For the listing underneath, give the count of lines containing the string "chart" and nothing further.

▸ Material provided:
|---|

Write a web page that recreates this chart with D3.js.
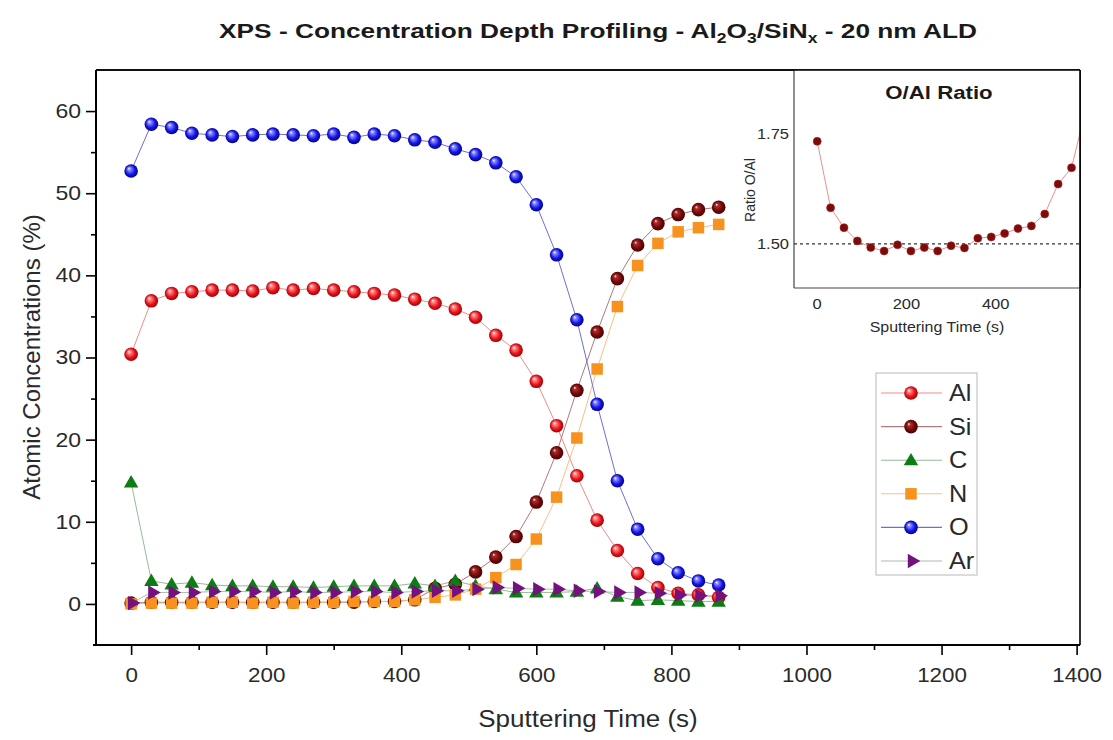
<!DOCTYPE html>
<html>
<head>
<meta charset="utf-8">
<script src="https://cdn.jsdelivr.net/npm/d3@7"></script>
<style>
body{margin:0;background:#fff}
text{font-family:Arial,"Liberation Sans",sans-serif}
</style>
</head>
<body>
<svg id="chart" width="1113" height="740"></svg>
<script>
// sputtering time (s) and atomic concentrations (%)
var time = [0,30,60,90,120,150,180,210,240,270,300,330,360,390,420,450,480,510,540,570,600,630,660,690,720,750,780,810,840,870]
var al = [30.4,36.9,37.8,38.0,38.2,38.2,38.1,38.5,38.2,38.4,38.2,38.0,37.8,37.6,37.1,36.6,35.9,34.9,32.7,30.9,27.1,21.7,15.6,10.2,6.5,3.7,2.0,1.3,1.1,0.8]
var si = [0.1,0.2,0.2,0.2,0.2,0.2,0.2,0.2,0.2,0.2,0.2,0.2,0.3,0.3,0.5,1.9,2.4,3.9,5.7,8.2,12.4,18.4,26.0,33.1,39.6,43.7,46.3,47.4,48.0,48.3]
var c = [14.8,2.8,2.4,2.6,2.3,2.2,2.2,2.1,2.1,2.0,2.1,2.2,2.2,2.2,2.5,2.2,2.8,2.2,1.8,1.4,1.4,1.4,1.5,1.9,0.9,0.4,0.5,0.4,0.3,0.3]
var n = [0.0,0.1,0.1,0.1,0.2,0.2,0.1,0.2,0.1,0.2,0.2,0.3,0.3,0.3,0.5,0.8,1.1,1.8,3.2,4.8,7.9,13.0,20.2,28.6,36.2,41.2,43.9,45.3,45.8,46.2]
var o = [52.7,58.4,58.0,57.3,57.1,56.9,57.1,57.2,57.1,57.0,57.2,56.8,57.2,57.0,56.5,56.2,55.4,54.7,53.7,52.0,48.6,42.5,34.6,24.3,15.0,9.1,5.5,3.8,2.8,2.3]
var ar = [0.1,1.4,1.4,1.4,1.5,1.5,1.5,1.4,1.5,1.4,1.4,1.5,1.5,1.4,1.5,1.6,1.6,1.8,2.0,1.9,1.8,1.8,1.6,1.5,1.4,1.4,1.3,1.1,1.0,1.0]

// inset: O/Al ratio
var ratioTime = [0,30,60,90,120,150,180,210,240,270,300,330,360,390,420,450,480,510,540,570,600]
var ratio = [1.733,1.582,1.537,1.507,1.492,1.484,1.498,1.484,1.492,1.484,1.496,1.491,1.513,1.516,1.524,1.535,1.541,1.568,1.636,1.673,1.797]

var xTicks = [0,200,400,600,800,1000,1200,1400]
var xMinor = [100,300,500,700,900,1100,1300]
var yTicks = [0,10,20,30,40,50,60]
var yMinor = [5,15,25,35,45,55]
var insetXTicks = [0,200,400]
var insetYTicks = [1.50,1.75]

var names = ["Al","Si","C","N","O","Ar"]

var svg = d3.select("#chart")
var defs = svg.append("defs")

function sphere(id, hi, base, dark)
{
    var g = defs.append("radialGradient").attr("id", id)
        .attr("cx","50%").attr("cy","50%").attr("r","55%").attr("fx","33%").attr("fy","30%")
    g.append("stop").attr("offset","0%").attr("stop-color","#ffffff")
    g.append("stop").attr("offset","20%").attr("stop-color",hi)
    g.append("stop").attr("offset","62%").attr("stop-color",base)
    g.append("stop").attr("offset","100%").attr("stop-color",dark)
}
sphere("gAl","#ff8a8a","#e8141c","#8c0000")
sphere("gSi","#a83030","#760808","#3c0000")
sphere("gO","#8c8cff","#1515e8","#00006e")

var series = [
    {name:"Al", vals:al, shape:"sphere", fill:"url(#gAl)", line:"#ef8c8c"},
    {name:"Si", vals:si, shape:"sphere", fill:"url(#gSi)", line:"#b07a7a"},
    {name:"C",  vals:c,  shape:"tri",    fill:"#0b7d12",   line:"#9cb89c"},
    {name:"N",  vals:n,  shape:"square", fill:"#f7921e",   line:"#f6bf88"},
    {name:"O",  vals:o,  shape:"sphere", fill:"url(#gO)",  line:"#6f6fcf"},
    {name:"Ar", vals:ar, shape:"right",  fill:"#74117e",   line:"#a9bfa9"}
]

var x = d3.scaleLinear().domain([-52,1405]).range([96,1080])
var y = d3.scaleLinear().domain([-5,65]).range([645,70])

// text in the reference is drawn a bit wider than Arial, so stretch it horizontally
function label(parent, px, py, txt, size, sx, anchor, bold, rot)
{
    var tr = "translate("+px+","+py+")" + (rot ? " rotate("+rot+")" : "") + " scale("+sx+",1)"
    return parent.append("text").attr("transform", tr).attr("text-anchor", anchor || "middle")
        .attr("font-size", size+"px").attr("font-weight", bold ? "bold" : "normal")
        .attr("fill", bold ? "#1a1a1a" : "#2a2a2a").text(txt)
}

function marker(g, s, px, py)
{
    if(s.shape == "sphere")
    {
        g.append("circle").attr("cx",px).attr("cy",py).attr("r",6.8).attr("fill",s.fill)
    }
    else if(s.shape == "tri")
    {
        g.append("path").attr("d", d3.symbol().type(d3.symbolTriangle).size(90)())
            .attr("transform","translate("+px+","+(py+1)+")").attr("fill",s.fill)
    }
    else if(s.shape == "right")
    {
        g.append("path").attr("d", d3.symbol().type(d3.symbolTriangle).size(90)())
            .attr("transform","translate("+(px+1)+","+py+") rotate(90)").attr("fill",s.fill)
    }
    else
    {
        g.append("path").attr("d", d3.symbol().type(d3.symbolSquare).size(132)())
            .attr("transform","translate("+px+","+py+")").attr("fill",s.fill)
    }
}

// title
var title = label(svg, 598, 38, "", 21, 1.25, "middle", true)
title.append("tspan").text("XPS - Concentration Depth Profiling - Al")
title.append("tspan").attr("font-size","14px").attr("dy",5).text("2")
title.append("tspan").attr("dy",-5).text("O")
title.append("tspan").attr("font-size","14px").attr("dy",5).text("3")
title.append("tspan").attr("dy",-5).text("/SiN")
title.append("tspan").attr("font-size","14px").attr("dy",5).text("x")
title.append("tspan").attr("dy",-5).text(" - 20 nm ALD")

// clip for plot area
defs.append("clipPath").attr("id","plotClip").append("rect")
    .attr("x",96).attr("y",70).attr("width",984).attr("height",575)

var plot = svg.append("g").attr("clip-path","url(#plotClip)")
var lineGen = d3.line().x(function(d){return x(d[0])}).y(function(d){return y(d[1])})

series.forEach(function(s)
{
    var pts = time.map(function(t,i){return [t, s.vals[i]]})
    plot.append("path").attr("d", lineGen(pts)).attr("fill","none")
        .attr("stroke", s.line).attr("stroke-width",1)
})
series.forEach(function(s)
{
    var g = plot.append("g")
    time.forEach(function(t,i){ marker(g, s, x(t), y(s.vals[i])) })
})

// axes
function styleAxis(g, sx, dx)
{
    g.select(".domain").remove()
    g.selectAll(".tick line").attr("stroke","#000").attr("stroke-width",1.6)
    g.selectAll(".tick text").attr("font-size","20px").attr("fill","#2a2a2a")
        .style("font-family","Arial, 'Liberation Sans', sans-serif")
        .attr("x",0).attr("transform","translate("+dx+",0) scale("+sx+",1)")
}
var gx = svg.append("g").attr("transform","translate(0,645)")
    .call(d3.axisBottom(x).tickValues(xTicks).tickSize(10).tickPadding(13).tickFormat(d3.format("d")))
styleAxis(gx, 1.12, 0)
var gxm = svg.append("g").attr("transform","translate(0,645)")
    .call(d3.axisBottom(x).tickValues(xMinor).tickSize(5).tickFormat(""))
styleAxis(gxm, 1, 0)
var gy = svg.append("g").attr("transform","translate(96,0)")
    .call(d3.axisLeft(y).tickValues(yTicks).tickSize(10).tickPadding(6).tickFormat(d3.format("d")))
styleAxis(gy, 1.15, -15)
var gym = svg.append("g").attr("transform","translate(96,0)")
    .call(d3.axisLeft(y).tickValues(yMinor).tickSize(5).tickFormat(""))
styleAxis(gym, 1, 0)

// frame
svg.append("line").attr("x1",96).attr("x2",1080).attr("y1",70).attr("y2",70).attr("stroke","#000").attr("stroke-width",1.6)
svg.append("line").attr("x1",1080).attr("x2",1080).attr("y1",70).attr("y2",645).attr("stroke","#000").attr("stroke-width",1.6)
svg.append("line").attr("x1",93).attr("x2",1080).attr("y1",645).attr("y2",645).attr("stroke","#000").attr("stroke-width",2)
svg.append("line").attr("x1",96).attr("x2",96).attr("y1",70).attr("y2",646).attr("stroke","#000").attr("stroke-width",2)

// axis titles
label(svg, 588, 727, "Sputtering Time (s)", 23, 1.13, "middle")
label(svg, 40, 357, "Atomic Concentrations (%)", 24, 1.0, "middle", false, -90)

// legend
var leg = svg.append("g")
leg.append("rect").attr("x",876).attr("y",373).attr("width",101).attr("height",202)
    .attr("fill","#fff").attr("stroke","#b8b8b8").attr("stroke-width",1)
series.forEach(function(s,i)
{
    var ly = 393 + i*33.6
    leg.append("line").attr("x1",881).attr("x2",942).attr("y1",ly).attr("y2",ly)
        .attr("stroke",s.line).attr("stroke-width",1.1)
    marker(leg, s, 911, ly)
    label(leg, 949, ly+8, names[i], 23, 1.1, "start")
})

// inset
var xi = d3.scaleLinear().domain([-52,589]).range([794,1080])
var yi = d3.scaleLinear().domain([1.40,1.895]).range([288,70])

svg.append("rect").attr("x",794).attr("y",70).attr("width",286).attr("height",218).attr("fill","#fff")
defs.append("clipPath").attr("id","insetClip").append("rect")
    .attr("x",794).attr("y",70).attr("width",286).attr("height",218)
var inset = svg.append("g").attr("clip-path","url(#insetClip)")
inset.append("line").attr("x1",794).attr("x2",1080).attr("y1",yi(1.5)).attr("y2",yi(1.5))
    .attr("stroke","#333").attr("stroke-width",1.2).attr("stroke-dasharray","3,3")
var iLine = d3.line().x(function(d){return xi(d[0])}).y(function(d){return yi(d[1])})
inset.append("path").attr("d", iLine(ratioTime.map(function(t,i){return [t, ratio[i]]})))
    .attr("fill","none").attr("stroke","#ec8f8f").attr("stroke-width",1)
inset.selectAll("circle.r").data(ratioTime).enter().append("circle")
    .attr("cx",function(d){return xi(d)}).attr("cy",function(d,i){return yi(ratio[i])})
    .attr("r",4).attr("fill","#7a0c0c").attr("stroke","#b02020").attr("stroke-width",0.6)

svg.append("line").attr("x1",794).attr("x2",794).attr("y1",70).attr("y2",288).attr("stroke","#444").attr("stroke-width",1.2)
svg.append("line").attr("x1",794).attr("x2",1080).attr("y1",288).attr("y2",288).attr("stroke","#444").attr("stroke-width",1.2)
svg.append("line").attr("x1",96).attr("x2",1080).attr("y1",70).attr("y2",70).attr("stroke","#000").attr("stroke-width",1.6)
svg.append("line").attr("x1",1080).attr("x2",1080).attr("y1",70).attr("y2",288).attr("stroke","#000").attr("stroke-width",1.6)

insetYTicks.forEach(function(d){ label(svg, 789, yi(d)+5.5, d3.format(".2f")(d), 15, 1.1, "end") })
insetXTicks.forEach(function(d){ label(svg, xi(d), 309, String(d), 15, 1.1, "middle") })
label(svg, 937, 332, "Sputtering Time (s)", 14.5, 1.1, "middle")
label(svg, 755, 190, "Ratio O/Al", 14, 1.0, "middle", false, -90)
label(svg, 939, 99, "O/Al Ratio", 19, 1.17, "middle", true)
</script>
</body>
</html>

|---|

▸ Complete answer:
3